-- What you will do --
Transcribe the data in full and exactly, omitting any pictures.

━━━━━━━━━━━━━━━━━━━━━━━━━━━━━━

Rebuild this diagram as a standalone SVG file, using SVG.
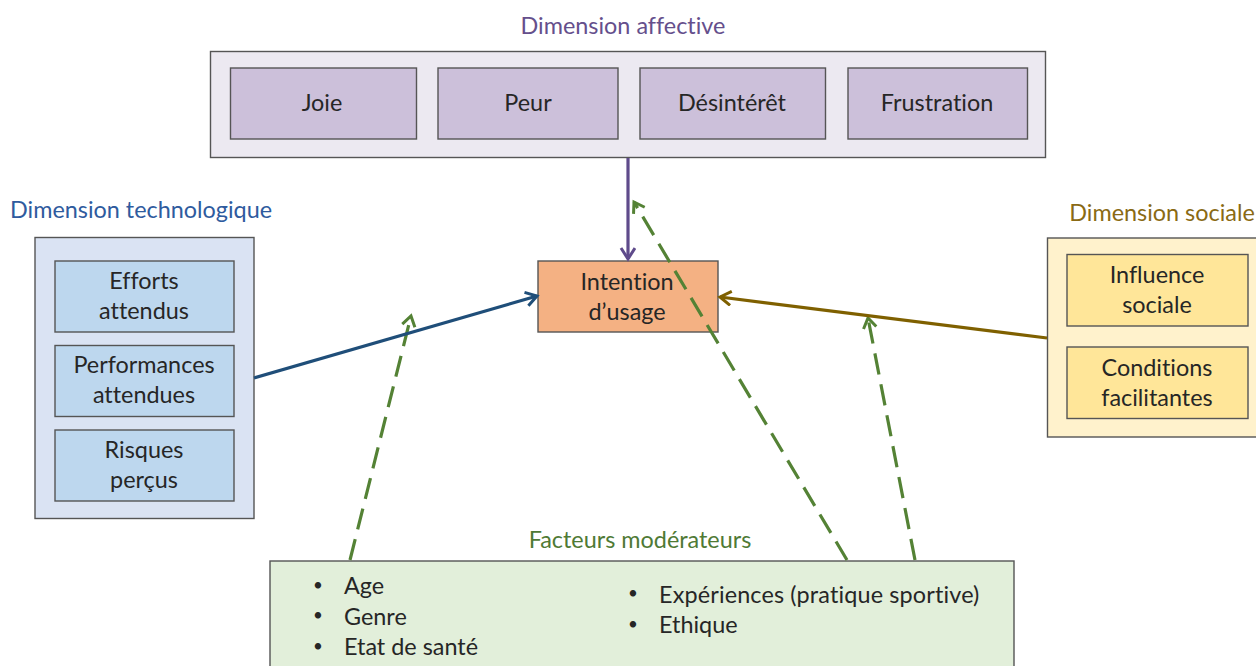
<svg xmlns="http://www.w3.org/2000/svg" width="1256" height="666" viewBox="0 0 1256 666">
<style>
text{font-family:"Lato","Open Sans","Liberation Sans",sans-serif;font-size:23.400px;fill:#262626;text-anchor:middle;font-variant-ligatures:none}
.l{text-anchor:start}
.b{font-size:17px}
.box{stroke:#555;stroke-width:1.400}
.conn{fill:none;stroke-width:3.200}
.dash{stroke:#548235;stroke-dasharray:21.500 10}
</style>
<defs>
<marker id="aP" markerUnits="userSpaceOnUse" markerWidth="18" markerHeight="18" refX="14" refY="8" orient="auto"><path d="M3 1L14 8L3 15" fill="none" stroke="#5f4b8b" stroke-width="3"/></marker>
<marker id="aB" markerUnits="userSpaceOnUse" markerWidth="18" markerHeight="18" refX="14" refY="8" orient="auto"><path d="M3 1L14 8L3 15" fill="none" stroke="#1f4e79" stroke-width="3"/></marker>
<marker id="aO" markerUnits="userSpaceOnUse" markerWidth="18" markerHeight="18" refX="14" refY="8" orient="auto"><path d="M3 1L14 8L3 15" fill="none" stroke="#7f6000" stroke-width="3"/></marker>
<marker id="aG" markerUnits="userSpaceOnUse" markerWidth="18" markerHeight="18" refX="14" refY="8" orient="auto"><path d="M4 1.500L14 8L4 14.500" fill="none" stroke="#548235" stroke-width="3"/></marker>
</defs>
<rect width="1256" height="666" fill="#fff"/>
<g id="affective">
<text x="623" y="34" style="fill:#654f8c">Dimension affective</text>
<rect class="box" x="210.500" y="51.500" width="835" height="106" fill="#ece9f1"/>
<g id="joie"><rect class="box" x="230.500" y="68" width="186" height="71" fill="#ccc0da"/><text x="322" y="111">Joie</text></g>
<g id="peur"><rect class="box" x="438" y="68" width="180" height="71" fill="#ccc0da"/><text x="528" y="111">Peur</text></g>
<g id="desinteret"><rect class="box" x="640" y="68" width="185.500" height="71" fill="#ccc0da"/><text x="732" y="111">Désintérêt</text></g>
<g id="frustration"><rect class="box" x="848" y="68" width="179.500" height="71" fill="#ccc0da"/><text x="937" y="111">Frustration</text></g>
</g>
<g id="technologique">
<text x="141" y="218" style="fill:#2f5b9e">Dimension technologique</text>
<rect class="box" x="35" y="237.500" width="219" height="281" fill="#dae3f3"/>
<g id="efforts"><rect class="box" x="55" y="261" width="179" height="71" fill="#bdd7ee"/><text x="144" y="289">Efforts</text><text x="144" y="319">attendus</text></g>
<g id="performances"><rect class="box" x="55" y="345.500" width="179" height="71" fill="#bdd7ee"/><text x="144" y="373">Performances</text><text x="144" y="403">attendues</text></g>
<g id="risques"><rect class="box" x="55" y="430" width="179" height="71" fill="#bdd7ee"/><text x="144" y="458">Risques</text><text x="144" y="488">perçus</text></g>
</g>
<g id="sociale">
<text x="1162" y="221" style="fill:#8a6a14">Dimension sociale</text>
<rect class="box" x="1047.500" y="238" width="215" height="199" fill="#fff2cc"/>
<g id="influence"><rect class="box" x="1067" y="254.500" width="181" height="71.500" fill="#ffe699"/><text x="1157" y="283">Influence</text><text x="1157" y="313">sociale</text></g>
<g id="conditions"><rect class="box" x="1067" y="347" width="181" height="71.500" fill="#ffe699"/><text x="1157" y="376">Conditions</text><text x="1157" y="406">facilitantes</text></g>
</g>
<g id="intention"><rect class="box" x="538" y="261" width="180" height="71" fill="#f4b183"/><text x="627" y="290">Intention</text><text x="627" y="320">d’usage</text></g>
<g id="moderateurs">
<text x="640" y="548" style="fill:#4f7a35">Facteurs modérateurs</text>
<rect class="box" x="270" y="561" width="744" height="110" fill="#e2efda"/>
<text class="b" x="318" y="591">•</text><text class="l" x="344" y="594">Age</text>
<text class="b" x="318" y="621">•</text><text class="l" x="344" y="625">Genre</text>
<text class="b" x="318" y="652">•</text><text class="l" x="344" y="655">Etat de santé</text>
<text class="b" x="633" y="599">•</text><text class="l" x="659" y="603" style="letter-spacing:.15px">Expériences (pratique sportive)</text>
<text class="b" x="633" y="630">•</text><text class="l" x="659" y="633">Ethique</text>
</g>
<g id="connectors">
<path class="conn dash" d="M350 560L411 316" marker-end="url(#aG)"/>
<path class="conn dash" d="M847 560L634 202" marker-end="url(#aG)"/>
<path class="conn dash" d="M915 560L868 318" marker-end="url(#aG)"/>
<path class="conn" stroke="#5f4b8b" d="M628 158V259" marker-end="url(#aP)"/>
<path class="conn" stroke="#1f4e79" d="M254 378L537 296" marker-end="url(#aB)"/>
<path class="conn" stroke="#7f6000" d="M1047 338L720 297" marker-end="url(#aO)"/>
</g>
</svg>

━━━━━━━━━━━━━━━━━━━━━━━━━━━━━━

-- Output below --
Rebuild this diagram as a standalone SVG file, using SVG.
<svg xmlns="http://www.w3.org/2000/svg" width="1256" height="666" viewBox="0 0 1256 666">
<style>
text{font-family:"Lato","Open Sans","Liberation Sans",sans-serif;font-size:23.400px;fill:#262626;text-anchor:middle;font-variant-ligatures:none}
.l{text-anchor:start}
.b{font-size:17px}
.box{stroke:#555;stroke-width:1.400}
.conn{fill:none;stroke-width:3.200}
.dash{stroke:#548235;stroke-dasharray:21.500 10}
</style>
<defs>
<marker id="aP" markerUnits="userSpaceOnUse" markerWidth="18" markerHeight="18" refX="14" refY="8" orient="auto"><path d="M3 1L14 8L3 15" fill="none" stroke="#5f4b8b" stroke-width="3"/></marker>
<marker id="aB" markerUnits="userSpaceOnUse" markerWidth="18" markerHeight="18" refX="14" refY="8" orient="auto"><path d="M3 1L14 8L3 15" fill="none" stroke="#1f4e79" stroke-width="3"/></marker>
<marker id="aO" markerUnits="userSpaceOnUse" markerWidth="18" markerHeight="18" refX="14" refY="8" orient="auto"><path d="M3 1L14 8L3 15" fill="none" stroke="#7f6000" stroke-width="3"/></marker>
<marker id="aG" markerUnits="userSpaceOnUse" markerWidth="18" markerHeight="18" refX="14" refY="8" orient="auto"><path d="M4 1.500L14 8L4 14.500" fill="none" stroke="#548235" stroke-width="3"/></marker>
</defs>
<rect width="1256" height="666" fill="#fff"/>
<g id="affective">
<text x="623" y="34" style="fill:#654f8c">Dimension affective</text>
<rect class="box" x="210.500" y="51.500" width="835" height="106" fill="#ece9f1"/>
<g id="joie"><rect class="box" x="230.500" y="68" width="186" height="71" fill="#ccc0da"/><text x="322" y="111">Joie</text></g>
<g id="peur"><rect class="box" x="438" y="68" width="180" height="71" fill="#ccc0da"/><text x="528" y="111">Peur</text></g>
<g id="desinteret"><rect class="box" x="640" y="68" width="185.500" height="71" fill="#ccc0da"/><text x="732" y="111">Désintérêt</text></g>
<g id="frustration"><rect class="box" x="848" y="68" width="179.500" height="71" fill="#ccc0da"/><text x="937" y="111">Frustration</text></g>
</g>
<g id="technologique">
<text x="141" y="218" style="fill:#2f5b9e">Dimension technologique</text>
<rect class="box" x="35" y="237.500" width="219" height="281" fill="#dae3f3"/>
<g id="efforts"><rect class="box" x="55" y="261" width="179" height="71" fill="#bdd7ee"/><text x="144" y="289">Efforts</text><text x="144" y="319">attendus</text></g>
<g id="performances"><rect class="box" x="55" y="345.500" width="179" height="71" fill="#bdd7ee"/><text x="144" y="373">Performances</text><text x="144" y="403">attendues</text></g>
<g id="risques"><rect class="box" x="55" y="430" width="179" height="71" fill="#bdd7ee"/><text x="144" y="458">Risques</text><text x="144" y="488">perçus</text></g>
</g>
<g id="sociale">
<text x="1162" y="221" style="fill:#8a6a14">Dimension sociale</text>
<rect class="box" x="1047.500" y="238" width="215" height="199" fill="#fff2cc"/>
<g id="influence"><rect class="box" x="1067" y="254.500" width="181" height="71.500" fill="#ffe699"/><text x="1157" y="283">Influence</text><text x="1157" y="313">sociale</text></g>
<g id="conditions"><rect class="box" x="1067" y="347" width="181" height="71.500" fill="#ffe699"/><text x="1157" y="376">Conditions</text><text x="1157" y="406">facilitantes</text></g>
</g>
<g id="intention"><rect class="box" x="538" y="261" width="180" height="71" fill="#f4b183"/><text x="627" y="290">Intention</text><text x="627" y="320">d’usage</text></g>
<g id="moderateurs">
<text x="640" y="548" style="fill:#4f7a35">Facteurs modérateurs</text>
<rect class="box" x="270" y="561" width="744" height="110" fill="#e2efda"/>
<text class="b" x="318" y="591">•</text><text class="l" x="344" y="594">Age</text>
<text class="b" x="318" y="621">•</text><text class="l" x="344" y="625">Genre</text>
<text class="b" x="318" y="652">•</text><text class="l" x="344" y="655">Etat de santé</text>
<text class="b" x="633" y="599">•</text><text class="l" x="659" y="603" style="letter-spacing:.15px">Expériences (pratique sportive)</text>
<text class="b" x="633" y="630">•</text><text class="l" x="659" y="633">Ethique</text>
</g>
<g id="connectors">
<path class="conn dash" d="M350 560L411 316" marker-end="url(#aG)"/>
<path class="conn dash" d="M847 560L634 202" marker-end="url(#aG)"/>
<path class="conn dash" d="M915 560L868 318" marker-end="url(#aG)"/>
<path class="conn" stroke="#5f4b8b" d="M628 158V259" marker-end="url(#aP)"/>
<path class="conn" stroke="#1f4e79" d="M254 378L537 296" marker-end="url(#aB)"/>
<path class="conn" stroke="#7f6000" d="M1047 338L720 297" marker-end="url(#aO)"/>
</g>
</svg>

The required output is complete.